**Goal**
Transcribe the entries below exactly; leave every image out.

**Material provided**
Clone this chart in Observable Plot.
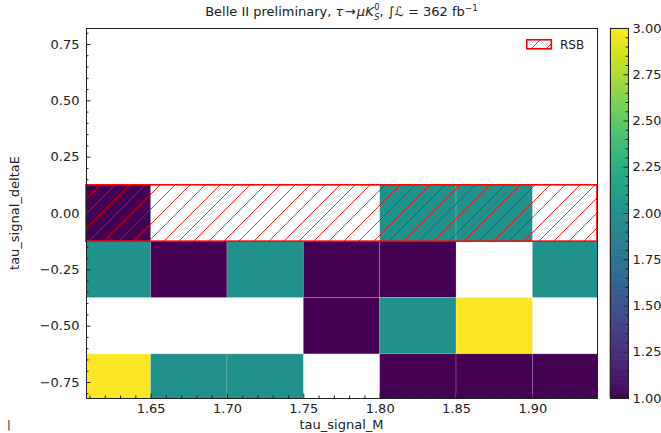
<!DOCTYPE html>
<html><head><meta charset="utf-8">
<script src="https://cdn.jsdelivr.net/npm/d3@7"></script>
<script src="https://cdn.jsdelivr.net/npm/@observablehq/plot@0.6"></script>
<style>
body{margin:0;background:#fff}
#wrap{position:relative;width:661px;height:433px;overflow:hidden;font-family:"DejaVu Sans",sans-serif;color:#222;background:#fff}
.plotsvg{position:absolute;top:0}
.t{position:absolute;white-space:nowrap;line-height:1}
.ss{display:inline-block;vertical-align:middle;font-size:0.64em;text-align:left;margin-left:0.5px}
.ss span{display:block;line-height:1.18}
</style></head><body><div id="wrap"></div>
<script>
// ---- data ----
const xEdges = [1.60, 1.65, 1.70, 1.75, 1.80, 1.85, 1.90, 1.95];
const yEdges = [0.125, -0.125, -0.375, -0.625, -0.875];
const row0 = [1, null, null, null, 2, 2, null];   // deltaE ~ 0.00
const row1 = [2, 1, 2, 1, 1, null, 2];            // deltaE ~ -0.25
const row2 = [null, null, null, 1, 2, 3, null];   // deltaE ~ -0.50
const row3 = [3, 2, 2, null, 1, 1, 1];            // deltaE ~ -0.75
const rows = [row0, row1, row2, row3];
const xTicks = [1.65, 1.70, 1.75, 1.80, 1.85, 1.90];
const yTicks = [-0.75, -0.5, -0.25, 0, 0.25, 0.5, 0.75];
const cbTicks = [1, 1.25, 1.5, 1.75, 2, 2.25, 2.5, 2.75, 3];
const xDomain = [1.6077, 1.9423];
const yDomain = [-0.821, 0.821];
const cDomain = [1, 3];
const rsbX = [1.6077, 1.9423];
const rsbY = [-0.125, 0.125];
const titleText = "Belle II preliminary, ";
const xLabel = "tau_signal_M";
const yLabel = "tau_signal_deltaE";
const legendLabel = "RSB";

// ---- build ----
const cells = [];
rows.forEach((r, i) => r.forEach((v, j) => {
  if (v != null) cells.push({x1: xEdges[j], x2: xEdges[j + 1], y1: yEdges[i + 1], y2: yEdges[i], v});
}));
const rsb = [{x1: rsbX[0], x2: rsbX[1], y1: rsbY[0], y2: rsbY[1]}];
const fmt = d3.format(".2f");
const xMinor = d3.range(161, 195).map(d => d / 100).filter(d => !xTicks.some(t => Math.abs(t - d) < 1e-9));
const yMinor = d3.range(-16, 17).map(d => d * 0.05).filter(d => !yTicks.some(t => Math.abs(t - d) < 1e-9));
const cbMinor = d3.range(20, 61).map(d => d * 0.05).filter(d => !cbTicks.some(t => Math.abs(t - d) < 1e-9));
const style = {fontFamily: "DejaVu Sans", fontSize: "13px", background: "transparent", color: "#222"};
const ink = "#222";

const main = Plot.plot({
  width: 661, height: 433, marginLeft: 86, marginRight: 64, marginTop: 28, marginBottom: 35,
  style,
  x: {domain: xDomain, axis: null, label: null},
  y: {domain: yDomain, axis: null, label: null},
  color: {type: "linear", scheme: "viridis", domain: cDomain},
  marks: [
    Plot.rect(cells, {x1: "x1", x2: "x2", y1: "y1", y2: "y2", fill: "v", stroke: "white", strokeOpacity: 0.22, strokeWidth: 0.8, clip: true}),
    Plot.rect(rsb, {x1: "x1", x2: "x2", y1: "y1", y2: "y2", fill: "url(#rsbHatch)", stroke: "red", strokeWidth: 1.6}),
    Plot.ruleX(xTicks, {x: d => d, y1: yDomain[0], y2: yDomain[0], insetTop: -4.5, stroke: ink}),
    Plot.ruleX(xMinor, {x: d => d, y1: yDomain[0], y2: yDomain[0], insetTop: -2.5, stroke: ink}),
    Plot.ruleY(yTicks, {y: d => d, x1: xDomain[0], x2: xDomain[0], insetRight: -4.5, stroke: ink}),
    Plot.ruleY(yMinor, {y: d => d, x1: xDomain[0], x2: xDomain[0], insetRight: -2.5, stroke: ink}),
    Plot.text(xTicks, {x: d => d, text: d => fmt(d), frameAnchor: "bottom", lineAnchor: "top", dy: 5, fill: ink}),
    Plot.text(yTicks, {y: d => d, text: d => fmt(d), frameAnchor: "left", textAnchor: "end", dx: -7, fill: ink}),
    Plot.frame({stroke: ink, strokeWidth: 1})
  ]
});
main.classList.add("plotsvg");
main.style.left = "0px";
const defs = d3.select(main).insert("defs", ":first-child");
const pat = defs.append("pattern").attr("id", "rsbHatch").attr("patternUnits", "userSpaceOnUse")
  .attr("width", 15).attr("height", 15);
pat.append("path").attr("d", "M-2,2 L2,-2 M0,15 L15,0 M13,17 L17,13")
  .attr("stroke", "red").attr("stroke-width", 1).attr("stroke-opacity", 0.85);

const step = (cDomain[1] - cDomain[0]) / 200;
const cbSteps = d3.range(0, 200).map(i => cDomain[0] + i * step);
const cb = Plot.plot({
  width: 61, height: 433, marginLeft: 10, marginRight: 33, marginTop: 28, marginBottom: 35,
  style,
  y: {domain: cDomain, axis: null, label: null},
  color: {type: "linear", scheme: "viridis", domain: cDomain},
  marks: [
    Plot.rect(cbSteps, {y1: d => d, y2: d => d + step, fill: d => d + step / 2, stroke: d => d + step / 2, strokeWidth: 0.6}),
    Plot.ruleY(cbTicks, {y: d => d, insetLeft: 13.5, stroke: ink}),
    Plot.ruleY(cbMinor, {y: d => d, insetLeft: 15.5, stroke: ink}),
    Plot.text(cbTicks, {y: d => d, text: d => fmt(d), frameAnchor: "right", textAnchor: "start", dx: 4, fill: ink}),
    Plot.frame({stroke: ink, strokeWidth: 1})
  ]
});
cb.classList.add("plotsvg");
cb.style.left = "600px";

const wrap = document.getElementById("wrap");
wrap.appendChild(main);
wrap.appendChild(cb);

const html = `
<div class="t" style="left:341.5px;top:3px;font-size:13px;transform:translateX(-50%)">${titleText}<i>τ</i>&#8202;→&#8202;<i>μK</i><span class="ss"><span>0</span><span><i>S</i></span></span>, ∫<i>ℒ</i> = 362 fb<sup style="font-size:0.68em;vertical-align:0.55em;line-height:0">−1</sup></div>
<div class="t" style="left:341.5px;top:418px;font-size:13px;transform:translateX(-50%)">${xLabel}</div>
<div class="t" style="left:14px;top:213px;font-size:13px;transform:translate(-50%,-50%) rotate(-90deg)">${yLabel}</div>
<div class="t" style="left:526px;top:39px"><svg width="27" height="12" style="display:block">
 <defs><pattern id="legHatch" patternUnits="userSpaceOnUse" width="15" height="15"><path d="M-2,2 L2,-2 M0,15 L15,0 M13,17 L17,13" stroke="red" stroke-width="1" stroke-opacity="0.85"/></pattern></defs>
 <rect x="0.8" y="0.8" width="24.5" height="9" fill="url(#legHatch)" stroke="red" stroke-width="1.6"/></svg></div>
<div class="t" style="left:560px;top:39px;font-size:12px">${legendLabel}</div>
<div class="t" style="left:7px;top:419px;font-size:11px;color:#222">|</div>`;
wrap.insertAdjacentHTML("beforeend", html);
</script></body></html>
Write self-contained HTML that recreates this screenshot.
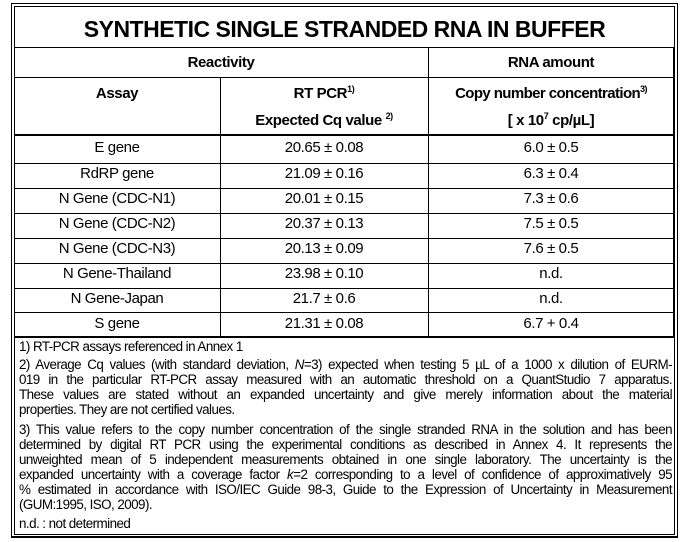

**Solved exercise**
Clone this chart in Observable Plot.
<!DOCTYPE html>
<html><head><meta charset="utf-8">
<script src="https://cdn.jsdelivr.net/npm/d3@7"></script>
<script src="https://cdn.jsdelivr.net/npm/@observablehq/plot@0.6"></script>
<style>
body{margin:0;background:#fff}
#wrap{position:relative;width:661px;height:433px;overflow:hidden;font-family:"DejaVu Sans",sans-serif;color:#222;background:#fff}
.plotsvg{position:absolute;top:0}
.t{position:absolute;white-space:nowrap;line-height:1}
.ss{display:inline-block;vertical-align:middle;font-size:0.64em;text-align:left;margin-left:0.5px}
.ss span{display:block;line-height:1.18}
</style></head><body><div id="wrap"></div>
<script>
// ---- data ----
const xEdges = [1.60, 1.65, 1.70, 1.75, 1.80, 1.85, 1.90, 1.95];
const yEdges = [0.125, -0.125, -0.375, -0.625, -0.875];
const row0 = [1, null, null, null, 2, 2, null];   // deltaE ~ 0.00
const row1 = [2, 1, 2, 1, 1, null, 2];            // deltaE ~ -0.25
const row2 = [null, null, null, 1, 2, 3, null];   // deltaE ~ -0.50
const row3 = [3, 2, 2, null, 1, 1, 1];            // deltaE ~ -0.75
const rows = [row0, row1, row2, row3];
const xTicks = [1.65, 1.70, 1.75, 1.80, 1.85, 1.90];
const yTicks = [-0.75, -0.5, -0.25, 0, 0.25, 0.5, 0.75];
const cbTicks = [1, 1.25, 1.5, 1.75, 2, 2.25, 2.5, 2.75, 3];
const xDomain = [1.6077, 1.9423];
const yDomain = [-0.821, 0.821];
const cDomain = [1, 3];
const rsbX = [1.6077, 1.9423];
const rsbY = [-0.125, 0.125];
const titleText = "Belle II preliminary, ";
const xLabel = "tau_signal_M";
const yLabel = "tau_signal_deltaE";
const legendLabel = "RSB";

// ---- build ----
const cells = [];
rows.forEach((r, i) => r.forEach((v, j) => {
  if (v != null) cells.push({x1: xEdges[j], x2: xEdges[j + 1], y1: yEdges[i + 1], y2: yEdges[i], v});
}));
const rsb = [{x1: rsbX[0], x2: rsbX[1], y1: rsbY[0], y2: rsbY[1]}];
const fmt = d3.format(".2f");
const xMinor = d3.range(161, 195).map(d => d / 100).filter(d => !xTicks.some(t => Math.abs(t - d) < 1e-9));
const yMinor = d3.range(-16, 17).map(d => d * 0.05).filter(d => !yTicks.some(t => Math.abs(t - d) < 1e-9));
const cbMinor = d3.range(20, 61).map(d => d * 0.05).filter(d => !cbTicks.some(t => Math.abs(t - d) < 1e-9));
const style = {fontFamily: "DejaVu Sans", fontSize: "13px", background: "transparent", color: "#222"};
const ink = "#222";

const main = Plot.plot({
  width: 661, height: 433, marginLeft: 86, marginRight: 64, marginTop: 28, marginBottom: 35,
  style,
  x: {domain: xDomain, axis: null, label: null},
  y: {domain: yDomain, axis: null, label: null},
  color: {type: "linear", scheme: "viridis", domain: cDomain},
  marks: [
    Plot.rect(cells, {x1: "x1", x2: "x2", y1: "y1", y2: "y2", fill: "v", stroke: "white", strokeOpacity: 0.22, strokeWidth: 0.8, clip: true}),
    Plot.rect(rsb, {x1: "x1", x2: "x2", y1: "y1", y2: "y2", fill: "url(#rsbHatch)", stroke: "red", strokeWidth: 1.6}),
    Plot.ruleX(xTicks, {x: d => d, y1: yDomain[0], y2: yDomain[0], insetTop: -4.5, stroke: ink}),
    Plot.ruleX(xMinor, {x: d => d, y1: yDomain[0], y2: yDomain[0], insetTop: -2.5, stroke: ink}),
    Plot.ruleY(yTicks, {y: d => d, x1: xDomain[0], x2: xDomain[0], insetRight: -4.5, stroke: ink}),
    Plot.ruleY(yMinor, {y: d => d, x1: xDomain[0], x2: xDomain[0], insetRight: -2.5, stroke: ink}),
    Plot.text(xTicks, {x: d => d, text: d => fmt(d), frameAnchor: "bottom", lineAnchor: "top", dy: 5, fill: ink}),
    Plot.text(yTicks, {y: d => d, text: d => fmt(d), frameAnchor: "left", textAnchor: "end", dx: -7, fill: ink}),
    Plot.frame({stroke: ink, strokeWidth: 1})
  ]
});
main.classList.add("plotsvg");
main.style.left = "0px";
const defs = d3.select(main).insert("defs", ":first-child");
const pat = defs.append("pattern").attr("id", "rsbHatch").attr("patternUnits", "userSpaceOnUse")
  .attr("width", 15).attr("height", 15);
pat.append("path").attr("d", "M-2,2 L2,-2 M0,15 L15,0 M13,17 L17,13")
  .attr("stroke", "red").attr("stroke-width", 1).attr("stroke-opacity", 0.85);

const step = (cDomain[1] - cDomain[0]) / 200;
const cbSteps = d3.range(0, 200).map(i => cDomain[0] + i * step);
const cb = Plot.plot({
  width: 61, height: 433, marginLeft: 10, marginRight: 33, marginTop: 28, marginBottom: 35,
  style,
  y: {domain: cDomain, axis: null, label: null},
  color: {type: "linear", scheme: "viridis", domain: cDomain},
  marks: [
    Plot.rect(cbSteps, {y1: d => d, y2: d => d + step, fill: d => d + step / 2, stroke: d => d + step / 2, strokeWidth: 0.6}),
    Plot.ruleY(cbTicks, {y: d => d, insetLeft: 13.5, stroke: ink}),
    Plot.ruleY(cbMinor, {y: d => d, insetLeft: 15.5, stroke: ink}),
    Plot.text(cbTicks, {y: d => d, text: d => fmt(d), frameAnchor: "right", textAnchor: "start", dx: 4, fill: ink}),
    Plot.frame({stroke: ink, strokeWidth: 1})
  ]
});
cb.classList.add("plotsvg");
cb.style.left = "600px";

const wrap = document.getElementById("wrap");
wrap.appendChild(main);
wrap.appendChild(cb);

const html = `
<div class="t" style="left:341.5px;top:3px;font-size:13px;transform:translateX(-50%)">${titleText}<i>τ</i>&#8202;→&#8202;<i>μK</i><span class="ss"><span>0</span><span><i>S</i></span></span>, ∫<i>ℒ</i> = 362 fb<sup style="font-size:0.68em;vertical-align:0.55em;line-height:0">−1</sup></div>
<div class="t" style="left:341.5px;top:418px;font-size:13px;transform:translateX(-50%)">${xLabel}</div>
<div class="t" style="left:14px;top:213px;font-size:13px;transform:translate(-50%,-50%) rotate(-90deg)">${yLabel}</div>
<div class="t" style="left:526px;top:39px"><svg width="27" height="12" style="display:block">
 <defs><pattern id="legHatch" patternUnits="userSpaceOnUse" width="15" height="15"><path d="M-2,2 L2,-2 M0,15 L15,0 M13,17 L17,13" stroke="red" stroke-width="1" stroke-opacity="0.85"/></pattern></defs>
 <rect x="0.8" y="0.8" width="24.5" height="9" fill="url(#legHatch)" stroke="red" stroke-width="1.6"/></svg></div>
<div class="t" style="left:560px;top:39px;font-size:12px">${legendLabel}</div>
<div class="t" style="left:7px;top:419px;font-size:11px;color:#222">|</div>`;
wrap.insertAdjacentHTML("beforeend", html);
</script></body></html>
Write self-contained HTML that recreates this screenshot.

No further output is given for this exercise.